◆ Task details ◆
Copy out all lines that carry the word "chart".
# Provided material start
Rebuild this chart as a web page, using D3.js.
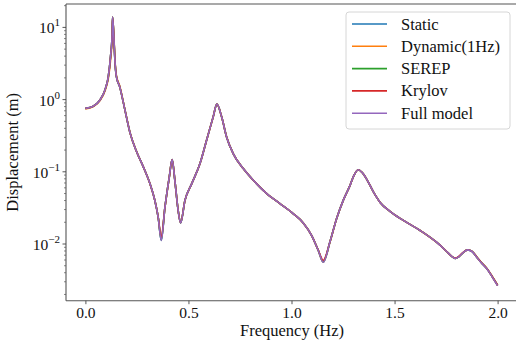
<!DOCTYPE html>
<html>
<head>
<meta charset="utf-8">
<script src="https://cdn.jsdelivr.net/npm/d3@7/dist/d3.min.js"></script>
<style>
  html, body { margin: 0; padding: 0; background: #fff; }
  svg { display: block; }
  svg text { font-family: "Liberation Serif", "Times New Roman", serif; }
</style>
</head>
<body>
<svg id="chart" width="516" height="346"></svg>
<script>
// Frequency grid (Hz)
const freq = [
  0.000, 0.038, 0.070, 0.095, 0.111, 0.122, 0.130, 0.132, 0.138, 0.143,
  0.150, 0.167, 0.192, 0.217, 0.249, 0.281, 0.313, 0.337, 0.353, 0.368,
  0.386, 0.407, 0.421, 0.434, 0.450, 0.462, 0.483, 0.516, 0.556, 0.588,
  0.620, 0.638, 0.661, 0.685, 0.717, 0.766, 0.815, 0.880, 0.944, 1.009,
  1.057, 1.098, 1.130, 1.154, 1.187, 1.219, 1.251, 1.284, 1.303, 1.324,
  1.342, 1.365, 1.396, 1.430, 1.478, 1.543, 1.624, 1.705, 1.753, 1.779,
  1.796, 1.813, 1.833, 1.854, 1.876, 1.899, 1.920, 1.948, 1.973, 2.000
];

// Displacement amplitude (m) of each reduced model and of the full model
const staticDisp = [
  0.755, 0.81, 0.98, 1.36, 2.07, 3.93, 8.3, 13.9, 7.45, 3.6,
  2.12, 1.49, 0.715, 0.343, 0.188, 0.117, 0.0686, 0.040, 0.0236, 0.0112,
  0.0324, 0.0847, 0.1476, 0.0762, 0.0292, 0.0195, 0.0402, 0.0686, 0.130, 0.274,
  0.577, 0.866, 0.577, 0.304, 0.179, 0.111, 0.0762, 0.0498, 0.0362, 0.0262,
  0.0196, 0.0131, 0.00812, 0.00559, 0.0108, 0.0226, 0.0402, 0.0649, 0.0894, 0.107,
  0.0984, 0.0787, 0.0536, 0.0377, 0.0283, 0.0212, 0.0154, 0.0105, 0.00787, 0.0067,
  0.0063, 0.0067, 0.00762, 0.0083, 0.00787, 0.00656, 0.00553, 0.00453, 0.00354, 0.00265
];
const dynamicDisp = [
  0.74, 0.80, 0.96, 1.32, 1.95, 3.5, 7.6, 13.6, 8.0, 3.8,
  2.20, 1.53, 0.722, 0.345, 0.189, 0.117, 0.0688, 0.0402, 0.0238, 0.0120,
  0.0322, 0.0845, 0.1470, 0.0765, 0.0294, 0.0198, 0.0400, 0.0684, 0.130, 0.273,
  0.575, 0.862, 0.578, 0.305, 0.179, 0.111, 0.0762, 0.0498, 0.0362, 0.0262,
  0.0196, 0.0131, 0.00815, 0.00565, 0.0107, 0.0225, 0.0401, 0.0648, 0.0893, 0.107,
  0.0984, 0.0787, 0.0536, 0.0377, 0.0283, 0.0212, 0.0154, 0.0105, 0.00788, 0.0067,
  0.0063, 0.0067, 0.00760, 0.0083, 0.00790, 0.00660, 0.00556, 0.00456, 0.00357, 0.00268
];
const serepDisp = [
  0.755, 0.81, 0.98, 1.36, 2.07, 3.93, 8.3, 13.9, 7.45, 3.6,
  2.12, 1.49, 0.715, 0.343, 0.188, 0.117, 0.0686, 0.040, 0.0236, 0.0114,
  0.0324, 0.0847, 0.1476, 0.0762, 0.0292, 0.0196, 0.0402, 0.0686, 0.130, 0.274,
  0.577, 0.866, 0.577, 0.304, 0.179, 0.111, 0.0762, 0.0498, 0.0362, 0.0262,
  0.0196, 0.0131, 0.00815, 0.00570, 0.0108, 0.0226, 0.0402, 0.0649, 0.0894, 0.107,
  0.0984, 0.0787, 0.0536, 0.0377, 0.0283, 0.0212, 0.0154, 0.0105, 0.00787, 0.0067,
  0.0063, 0.0067, 0.00762, 0.0083, 0.00792, 0.00662, 0.00558, 0.00458, 0.00359, 0.00270
];
const krylovDisp = [
  0.755, 0.81, 0.98, 1.36, 2.07, 3.93, 8.3, 13.9, 7.45, 3.6,
  2.12, 1.49, 0.715, 0.343, 0.188, 0.117, 0.0686, 0.040, 0.0238, 0.0124,
  0.0324, 0.0847, 0.1476, 0.0762, 0.0292, 0.0198, 0.0402, 0.0686, 0.130, 0.274,
  0.577, 0.866, 0.577, 0.304, 0.179, 0.111, 0.0762, 0.0498, 0.0362, 0.0262,
  0.0196, 0.0131, 0.00820, 0.00595, 0.0108, 0.0226, 0.0402, 0.0649, 0.0894, 0.107,
  0.0984, 0.0787, 0.0536, 0.0377, 0.0283, 0.0212, 0.0154, 0.0105, 0.00787, 0.0067,
  0.0064, 0.0068, 0.00765, 0.0083, 0.00792, 0.00662, 0.00558, 0.00458, 0.00358, 0.00268
];
const fullDisp = [
  0.755, 0.81, 0.98, 1.36, 2.07, 3.93, 8.3, 13.9, 7.45, 3.6,
  2.12, 1.49, 0.715, 0.343, 0.188, 0.117, 0.0686, 0.040, 0.0236, 0.0112,
  0.0324, 0.0847, 0.1476, 0.0762, 0.0292, 0.0195, 0.0402, 0.0686, 0.130, 0.274,
  0.577, 0.866, 0.577, 0.304, 0.179, 0.111, 0.0762, 0.0498, 0.0362, 0.0262,
  0.0196, 0.0131, 0.00812, 0.00559, 0.0108, 0.0226, 0.0402, 0.0649, 0.0894, 0.107,
  0.0984, 0.0787, 0.0536, 0.0377, 0.0283, 0.0212, 0.0154, 0.0105, 0.00787, 0.0067,
  0.0063, 0.0067, 0.00762, 0.0083, 0.00787, 0.00656, 0.00553, 0.00453, 0.00354, 0.00265
];

const seriesNames = ["Static", "Dynamic(1Hz)", "SEREP", "Krylov", "Full model"];
const seriesValues = [staticDisp, dynamicDisp, serepDisp, krylovDisp, fullDisp];
const seriesColors = ["#1f77b4", "#ff7f0e", "#2ca02c", "#d62728", "#9467bd"];

const xTicks = [0.0, 0.5, 1.0, 1.5, 2.0];
const yTickExponents = [-2, -1, 0, 1];

const serif = "'Liberation Serif', 'Times New Roman', serif";
const svg = d3.select("#chart");

// Plot frame
const frameLeft = 66, frameRight = 518, frameTop = 4, frameBottom = 300.7;

const x = d3.scaleLinear().domain([0, 2]).range([85.4, 497.6]);
const y = d3.scaleLog().domain([1e-2, 1e1]).range([244, 27.4]);

// Data lines
const line = d3.line()
  .x((d, i) => x(freq[i]))
  .y(d => y(d))
  .curve(d3.curveMonotoneX);

const plot = svg.append("g");
seriesValues.forEach((vals, k) => {
  plot.append("path")
    .attr("d", line(vals))
    .attr("fill", "none")
    .attr("stroke", seriesColors[k])
    .attr("stroke-width", 1.6)
    .attr("stroke-linejoin", "round");
});

// Spines (left, bottom, top)
const spine = svg.append("g").attr("stroke", "#555").attr("stroke-width", 1.1);
spine.append("line").attr("x1", frameLeft).attr("x2", frameLeft).attr("y1", frameTop).attr("y2", frameBottom);
spine.append("line").attr("x1", frameLeft).attr("x2", frameRight).attr("y1", frameBottom).attr("y2", frameBottom);
spine.append("line").attr("x1", frameLeft).attr("x2", frameRight).attr("y1", frameTop).attr("y2", frameTop);

// X axis
const xAxis = d3.axisBottom(x).tickValues(xTicks).tickFormat(d3.format(".1f")).tickSize(3.5).tickPadding(3);
const gx = svg.append("g").attr("transform", `translate(0,${frameBottom})`).call(xAxis)
  .attr("font-family", serif);
gx.select(".domain").remove();
gx.selectAll(".tick line").attr("stroke", "#444").attr("stroke-width", 0.9);
gx.selectAll(".tick text")
  .attr("fill", "#111")
  .attr("font-family", serif)
  .attr("font-size", 15.5);

// Y axis: major decades and minor ticks
const yMinor = [];
for (let e = -3; e <= 1; e++) {
  for (let m = 2; m <= 9; m++) {
    const v = m * Math.pow(10, e);
    if (y(v) >= frameTop && y(v) <= frameBottom) yMinor.push(v);
  }
}
const gy = svg.append("g");
gy.selectAll("line.minor").data(yMinor).join("line")
  .attr("class", "minor")
  .attr("x1", frameLeft - 2).attr("x2", frameLeft)
  .attr("y1", d => y(d)).attr("y2", d => y(d))
  .attr("stroke", "#555").attr("stroke-width", 0.7);
gy.selectAll("line.major").data(yTickExponents).join("line")
  .attr("class", "major")
  .attr("x1", frameLeft - 3.5).attr("x2", frameLeft)
  .attr("y1", d => y(Math.pow(10, d))).attr("y2", d => y(Math.pow(10, d)))
  .attr("stroke", "#444").attr("stroke-width", 0.9);

const yLabels = gy.selectAll("text.ylab").data(yTickExponents).join("text")
  .attr("class", "ylab")
  .attr("text-anchor", "end")
  .attr("fill", "#111")
  .attr("font-family", serif)
  .attr("x", frameLeft - 6)
  .attr("y", d => y(Math.pow(10, d)) + 6);
yLabels.append("tspan").attr("font-size", 15.5).text("10");
yLabels.append("tspan")
  .attr("font-size", 11)
  .attr("dy", -7)
  .text(d => d < 0 ? "\u2212" + Math.abs(d) : String(d));

// Axis titles
svg.append("text")
  .attr("x", (frameLeft + frameRight) / 2)
  .attr("y", 336)
  .attr("text-anchor", "middle")
  .attr("fill", "#111")
  .attr("font-family", serif)
  .attr("font-size", 16.5)
  .text("Frequency (Hz)");

svg.append("text")
  .attr("transform", `translate(17.5,${(frameTop + frameBottom) / 2}) rotate(-90)`)
  .attr("text-anchor", "middle")
  .attr("fill", "#111")
  .attr("font-family", serif)
  .attr("font-size", 16.5)
  .text("Displacement (m)");

// Legend
const legend = svg.append("g");
legend.append("rect")
  .attr("x", 346).attr("y", 12)
  .attr("width", 164).attr("height", 117)
  .attr("rx", 3)
  .attr("fill", "#fff").attr("fill-opacity", 0.8)
  .attr("stroke", "#d6d6d6").attr("stroke-width", 1);
seriesNames.forEach((name, k) => {
  const cy = 24 + k * 22.3;
  legend.append("line")
    .attr("x1", 352).attr("x2", 387)
    .attr("y1", cy).attr("y2", cy)
    .attr("stroke", seriesColors[k]).attr("stroke-width", 1.6);
  legend.append("text")
    .attr("x", 401).attr("y", cy + 5.5)
    .attr("fill", "#111")
    .attr("font-family", serif)
    .attr("font-size", 16.5)
    .text(name);
});
</script>
</body>
</html>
# Provided material end
◆ Result of this exercise ◆
Rebuild this chart as a web page, using D3.js.
<svg id="chart" width="516" height="346"></svg>
const svg = d3.select("#chart");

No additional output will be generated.